- _Task requirements_:
Skip all pictures, then print the remaining material exactly.

- _Provided data_:
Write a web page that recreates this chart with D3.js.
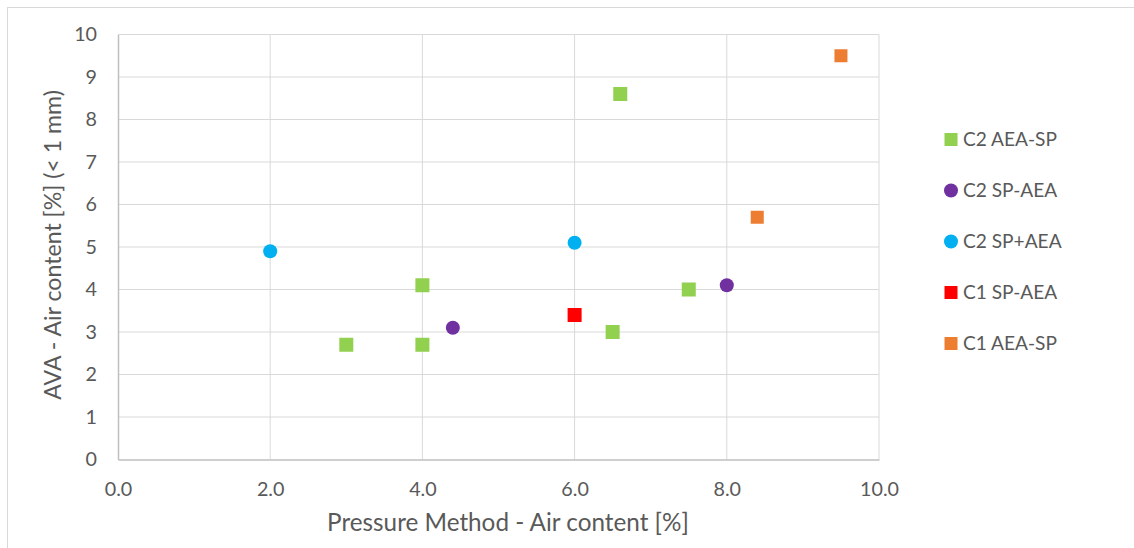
<!DOCTYPE html>
<html><head><meta charset="utf-8">
<script src="https://cdn.jsdelivr.net/npm/d3@7"></script>
<style>body{margin:0;background:#fff}svg{display:block;font-family:Lato,'Open Sans',sans-serif}</style>
</head><body><svg id="c" width="1134" height="548"></svg>
<script>
const seriesNames = ["C2 AEA-SP","C2 SP-AEA","C2 SP+AEA","C1 SP-AEA","C1 AEA-SP"];
const seriesColors = ["#92d050","#7030a0","#00b0f0","#ff0000","#ed7d31"];
const seriesShapes = ["square","circle","circle","square","square"];
const seriesSizes = [14,14,14,14,13];
const c2AeaSpX = [3.0,4.0,4.0,6.5,7.5,6.6];
const c2AeaSpY = [2.7,2.7,4.1,3.0,4.0,8.6];
const c2SpAeaX = [4.4,8.0];
const c2SpAeaY = [3.1,4.1];
const c2SpPlusAeaX = [2.0,6.0];
const c2SpPlusAeaY = [4.9,5.1];
const c1SpAeaX = [6.0];
const c1SpAeaY = [3.4];
const c1AeaSpX = [8.4,9.5];
const c1AeaSpY = [5.7,9.5];
const xTicks = [0,2,4,6,8,10];
const yTicks = [0,1,2,3,4,5,6,7,8,9,10];
const xTitle = "Pressure Method - Air content [%]";
const yTitle = "AVA - Air content [%] (< 1 mm)";

const seriesX = [c2AeaSpX,c2SpAeaX,c2SpPlusAeaX,c1SpAeaX,c1AeaSpX];
const seriesY = [c2AeaSpY,c2SpAeaY,c2SpPlusAeaY,c1SpAeaY,c1AeaSpY];

const svg = d3.select("#c");
const L=118, R=879, T=34.5, B=459.5;
const x = d3.scaleLinear().domain([0,10]).range([L,R]);
const y = d3.scaleLinear().domain([0,10]).range([B,T]);
const txt = "#595959";

// fit a font size so a sample string reaches a target width
function fitSize(str, target){
  const t = svg.append("text").style("font-size","20px").text(str);
  const w = t.node().getComputedTextLength();
  t.remove();
  return 20*target/w;
}
const tickSize = fitSize("10.0", 39);
const xTitleSize = fitSize(xTitle, 362);
const yTitleSize = fitSize(yTitle, 310);
const legSize = fitSize("C2 AEA-SP", 94);

svg.append("rect").attr("x",7.5).attr("y",7.5).attr("width",1140).attr("height",560)
  .attr("fill","#fff").attr("stroke","#d9d9d9");

// gridlines
svg.append("g").selectAll("line").data(yTicks.filter(d=>d>0)).join("line")
  .attr("x1",L).attr("x2",R).attr("y1",d=>y(d)).attr("y2",d=>y(d))
  .attr("stroke","#d9d9d9").attr("stroke-width",1);
svg.append("g").selectAll("line").data(xTicks.filter(d=>d>0)).join("line")
  .attr("y1",T).attr("y2",B).attr("x1",d=>x(d)).attr("x2",d=>x(d))
  .attr("stroke","#d9d9d9").attr("stroke-width",1);

// axes
const xAxis = svg.append("g").attr("transform",`translate(0,${B})`)
  .call(d3.axisBottom(x).tickValues(xTicks).tickFormat(d3.format(".1f")).tickSize(0).tickPadding(22));
const yAxis = svg.append("g").attr("transform",`translate(${L},0)`)
  .call(d3.axisLeft(y).tickValues(yTicks).tickFormat(d3.format("d")).tickSize(0).tickPadding(21));
[xAxis,yAxis].forEach(a=>{
  a.select(".domain").attr("stroke","#bfbfbf").attr("stroke-width",1.5);
  a.selectAll("text").attr("fill",txt).style("font-size",tickSize+"px").style("font-family","Lato,'Open Sans',sans-serif");
});

// titles
svg.append("text").attr("x",508).attr("y",531).attr("text-anchor","middle")
  .attr("fill",txt).style("font-size",xTitleSize+"px").text(xTitle);
svg.append("text").attr("transform",`translate(61,245) rotate(-90)`).attr("text-anchor","middle")
  .attr("fill",txt).style("font-size",yTitleSize+"px").text(yTitle);

// points
function drawMarker(g, shape, size, color){
  if(shape==="square"){
    g.append("rect").attr("x",-size/2).attr("y",-size/2).attr("width",size).attr("height",size).attr("fill",color);
  } else {
    g.append("circle").attr("r",size/2).attr("fill",color);
  }
}
seriesNames.forEach((name,i)=>{
  const g = svg.append("g");
  seriesX[i].forEach((v,j)=>{
    const m = g.append("g").attr("transform",`translate(${x(v)},${y(seriesY[i][j])})`);
    drawMarker(m, seriesShapes[i], seriesSizes[i], seriesColors[i]);
  });
});

// legend
const legY = d3.scaleLinear().domain([0,4]).range([139.5,343.5]);
seriesNames.forEach((name,i)=>{
  const g = svg.append("g").attr("transform",`translate(951,${legY(i)})`);
  drawMarker(g, seriesShapes[i], seriesShapes[i]==="circle"?14:13, seriesColors[i]);
  g.append("text").attr("x",12).attr("y",0).attr("dy","0.35em").attr("fill",txt)
    .style("font-size",legSize+"px").text(name);
});
</script></body></html>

- _Written reply_:
Write a web page that recreates this chart with D3.js.
<!DOCTYPE html>
<html><head><meta charset="utf-8">
<script src="https://cdn.jsdelivr.net/npm/d3@7"></script>
<style>body{margin:0;background:#fff}svg{display:block;font-family:Lato,'Open Sans',sans-serif}</style>
</head><body><svg id="c" width="1134" height="548"></svg>
<script>
const seriesNames = ["C2 AEA-SP","C2 SP-AEA","C2 SP+AEA","C1 SP-AEA","C1 AEA-SP"];
const seriesColors = ["#92d050","#7030a0","#00b0f0","#ff0000","#ed7d31"];
const seriesShapes = ["square","circle","circle","square","square"];
const seriesSizes = [14,14,14,14,13];
const c2AeaSpX = [3.0,4.0,4.0,6.5,7.5,6.6];
const c2AeaSpY = [2.7,2.7,4.1,3.0,4.0,8.6];
const c2SpAeaX = [4.4,8.0];
const c2SpAeaY = [3.1,4.1];
const c2SpPlusAeaX = [2.0,6.0];
const c2SpPlusAeaY = [4.9,5.1];
const c1SpAeaX = [6.0];
const c1SpAeaY = [3.4];
const c1AeaSpX = [8.4,9.5];
const c1AeaSpY = [5.7,9.5];
const xTicks = [0,2,4,6,8,10];
const yTicks = [0,1,2,3,4,5,6,7,8,9,10];
const xTitle = "Pressure Method - Air content [%]";
const yTitle = "AVA - Air content [%] (< 1 mm)";

const seriesX = [c2AeaSpX,c2SpAeaX,c2SpPlusAeaX,c1SpAeaX,c1AeaSpX];
const seriesY = [c2AeaSpY,c2SpAeaY,c2SpPlusAeaY,c1SpAeaY,c1AeaSpY];

const svg = d3.select("#c");
const L=118, R=879, T=34.5, B=459.5;
const x = d3.scaleLinear().domain([0,10]).range([L,R]);
const y = d3.scaleLinear().domain([0,10]).range([B,T]);
const txt = "#595959";

// fit a font size so a sample string reaches a target width
function fitSize(str, target){
  const t = svg.append("text").style("font-size","20px").text(str);
  const w = t.node().getComputedTextLength();
  t.remove();
  return 20*target/w;
}
const tickSize = fitSize("10.0", 39);
const xTitleSize = fitSize(xTitle, 362);
const yTitleSize = fitSize(yTitle, 310);
const legSize = fitSize("C2 AEA-SP", 94);

svg.append("rect").attr("x",7.5).attr("y",7.5).attr("width",1140).attr("height",560)
  .attr("fill","#fff").attr("stroke","#d9d9d9");

// gridlines
svg.append("g").selectAll("line").data(yTicks.filter(d=>d>0)).join("line")
  .attr("x1",L).attr("x2",R).attr("y1",d=>y(d)).attr("y2",d=>y(d))
  .attr("stroke","#d9d9d9").attr("stroke-width",1);
svg.append("g").selectAll("line").data(xTicks.filter(d=>d>0)).join("line")
  .attr("y1",T).attr("y2",B).attr("x1",d=>x(d)).attr("x2",d=>x(d))
  .attr("stroke","#d9d9d9").attr("stroke-width",1);

// axes
const xAxis = svg.append("g").attr("transform",`translate(0,${B})`)
  .call(d3.axisBottom(x).tickValues(xTicks).tickFormat(d3.format(".1f")).tickSize(0).tickPadding(22));
const yAxis = svg.append("g").attr("transform",`translate(${L},0)`)
  .call(d3.axisLeft(y).tickValues(yTicks).tickFormat(d3.format("d")).tickSize(0).tickPadding(21));
[xAxis,yAxis].forEach(a=>{
  a.select(".domain").attr("stroke","#bfbfbf").attr("stroke-width",1.5);
  a.selectAll("text").attr("fill",txt).style("font-size",tickSize+"px").style("font-family","Lato,'Open Sans',sans-serif");
});

// titles
svg.append("text").attr("x",508).attr("y",531).attr("text-anchor","middle")
  .attr("fill",txt).style("font-size",xTitleSize+"px").text(xTitle);
svg.append("text").attr("transform",`translate(61,245) rotate(-90)`).attr("text-anchor","middle")
  .attr("fill",txt).style("font-size",yTitleSize+"px").text(yTitle);

// points
function drawMarker(g, shape, size, color){
  if(shape==="square"){
    g.append("rect").attr("x",-size/2).attr("y",-size/2).attr("width",size).attr("height",size).attr("fill",color);
  } else {
    g.append("circle").attr("r",size/2).attr("fill",color);
  }
}
seriesNames.forEach((name,i)=>{
  const g = svg.append("g");
  seriesX[i].forEach((v,j)=>{
    const m = g.append("g").attr("transform",`translate(${x(v)},${y(seriesY[i][j])})`);
    drawMarker(m, seriesShapes[i], seriesSizes[i], seriesColors[i]);
  });
});

// legend
const legY = d3.scaleLinear().domain([0,4]).range([139.5,343.5]);
seriesNames.forEach((name,i)=>{
  const g = svg.append("g").attr("transform",`translate(951,${legY(i)})`);
  drawMarker(g, seriesShapes[i], seriesShapes[i]==="circle"?14:13, seriesColors[i]);
  g.append("text").attr("x",12).attr("y",0).attr("dy","0.35em").attr("fill",txt)
    .style("font-size",legSize+"px").text(name);
});
</script></body></html>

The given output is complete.